### REQUIREMENT
Set down each line of the material that follows, exactly, with no pictures.

### SUPPLIED DATA
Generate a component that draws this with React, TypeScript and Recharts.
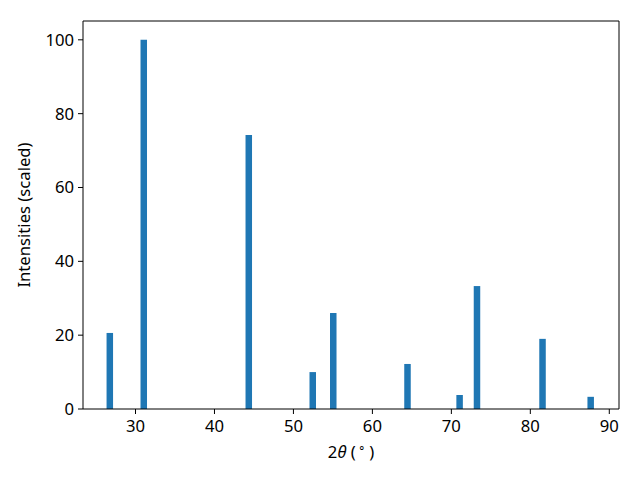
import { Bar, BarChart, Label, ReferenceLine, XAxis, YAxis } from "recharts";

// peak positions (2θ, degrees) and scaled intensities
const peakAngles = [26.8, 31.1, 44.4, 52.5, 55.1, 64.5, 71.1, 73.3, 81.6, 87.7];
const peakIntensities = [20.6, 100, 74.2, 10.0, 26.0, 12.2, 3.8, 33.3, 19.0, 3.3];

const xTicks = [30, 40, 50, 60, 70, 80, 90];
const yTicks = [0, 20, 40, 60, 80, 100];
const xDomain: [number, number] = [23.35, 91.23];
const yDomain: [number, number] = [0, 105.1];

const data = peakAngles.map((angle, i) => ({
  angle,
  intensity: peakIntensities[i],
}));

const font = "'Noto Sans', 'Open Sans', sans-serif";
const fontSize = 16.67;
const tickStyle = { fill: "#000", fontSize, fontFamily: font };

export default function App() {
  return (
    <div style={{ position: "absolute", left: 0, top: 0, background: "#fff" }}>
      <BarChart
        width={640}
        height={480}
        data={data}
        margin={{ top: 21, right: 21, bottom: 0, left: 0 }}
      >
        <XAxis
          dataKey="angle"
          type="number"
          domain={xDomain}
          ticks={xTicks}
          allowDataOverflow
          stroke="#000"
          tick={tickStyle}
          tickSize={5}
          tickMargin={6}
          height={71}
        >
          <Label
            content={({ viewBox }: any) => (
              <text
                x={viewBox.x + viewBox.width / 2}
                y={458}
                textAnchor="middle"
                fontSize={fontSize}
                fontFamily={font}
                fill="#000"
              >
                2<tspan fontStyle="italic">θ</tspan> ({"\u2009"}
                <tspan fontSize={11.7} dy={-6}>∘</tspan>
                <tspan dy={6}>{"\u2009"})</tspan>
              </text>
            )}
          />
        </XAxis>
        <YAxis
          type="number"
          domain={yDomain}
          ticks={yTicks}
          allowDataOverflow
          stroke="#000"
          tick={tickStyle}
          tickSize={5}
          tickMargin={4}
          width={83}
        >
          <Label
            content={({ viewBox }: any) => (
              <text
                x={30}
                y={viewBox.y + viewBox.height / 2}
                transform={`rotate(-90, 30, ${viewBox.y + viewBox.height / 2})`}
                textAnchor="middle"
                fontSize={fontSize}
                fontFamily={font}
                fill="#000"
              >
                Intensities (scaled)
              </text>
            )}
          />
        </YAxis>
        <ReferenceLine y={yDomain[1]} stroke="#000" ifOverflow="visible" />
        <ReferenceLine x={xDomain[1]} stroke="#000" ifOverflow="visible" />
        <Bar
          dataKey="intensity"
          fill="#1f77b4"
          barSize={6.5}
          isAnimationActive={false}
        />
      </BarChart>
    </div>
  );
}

### RIGHT ANSWER
Generate a component that draws this with React, TypeScript and Recharts.
import { Bar, BarChart, Label, ReferenceLine, XAxis, YAxis } from "recharts";

// peak positions (2θ, degrees) and scaled intensities
const peakAngles = [26.8, 31.1, 44.4, 52.5, 55.1, 64.5, 71.1, 73.3, 81.6, 87.7];
const peakIntensities = [20.6, 100, 74.2, 10.0, 26.0, 12.2, 3.8, 33.3, 19.0, 3.3];

const xTicks = [30, 40, 50, 60, 70, 80, 90];
const yTicks = [0, 20, 40, 60, 80, 100];
const xDomain: [number, number] = [23.35, 91.23];
const yDomain: [number, number] = [0, 105.1];

const data = peakAngles.map((angle, i) => ({
  angle,
  intensity: peakIntensities[i],
}));

const font = "'Noto Sans', 'Open Sans', sans-serif";
const fontSize = 16.67;
const tickStyle = { fill: "#000", fontSize, fontFamily: font };

export default function App() {
  return (
    <div style={{ position: "absolute", left: 0, top: 0, background: "#fff" }}>
      <BarChart
        width={640}
        height={480}
        data={data}
        margin={{ top: 21, right: 21, bottom: 0, left: 0 }}
      >
        <XAxis
          dataKey="angle"
          type="number"
          domain={xDomain}
          ticks={xTicks}
          allowDataOverflow
          stroke="#000"
          tick={tickStyle}
          tickSize={5}
          tickMargin={6}
          height={71}
        >
          <Label
            content={({ viewBox }: any) => (
              <text
                x={viewBox.x + viewBox.width / 2}
                y={458}
                textAnchor="middle"
                fontSize={fontSize}
                fontFamily={font}
                fill="#000"
              >
                2<tspan fontStyle="italic">θ</tspan> ({"\u2009"}
                <tspan fontSize={11.7} dy={-6}>∘</tspan>
                <tspan dy={6}>{"\u2009"})</tspan>
              </text>
            )}
          />
        </XAxis>
        <YAxis
          type="number"
          domain={yDomain}
          ticks={yTicks}
          allowDataOverflow
          stroke="#000"
          tick={tickStyle}
          tickSize={5}
          tickMargin={4}
          width={83}
        >
          <Label
            content={({ viewBox }: any) => (
              <text
                x={30}
                y={viewBox.y + viewBox.height / 2}
                transform={`rotate(-90, 30, ${viewBox.y + viewBox.height / 2})`}
                textAnchor="middle"
                fontSize={fontSize}
                fontFamily={font}
                fill="#000"
              >
                Intensities (scaled)
              </text>
            )}
          />
        </YAxis>
        <ReferenceLine y={yDomain[1]} stroke="#000" ifOverflow="visible" />
        <ReferenceLine x={xDomain[1]} stroke="#000" ifOverflow="visible" />
        <Bar
          dataKey="intensity"
          fill="#1f77b4"
          barSize={6.5}
          isAnimationActive={false}
        />
      </BarChart>
    </div>
  );
}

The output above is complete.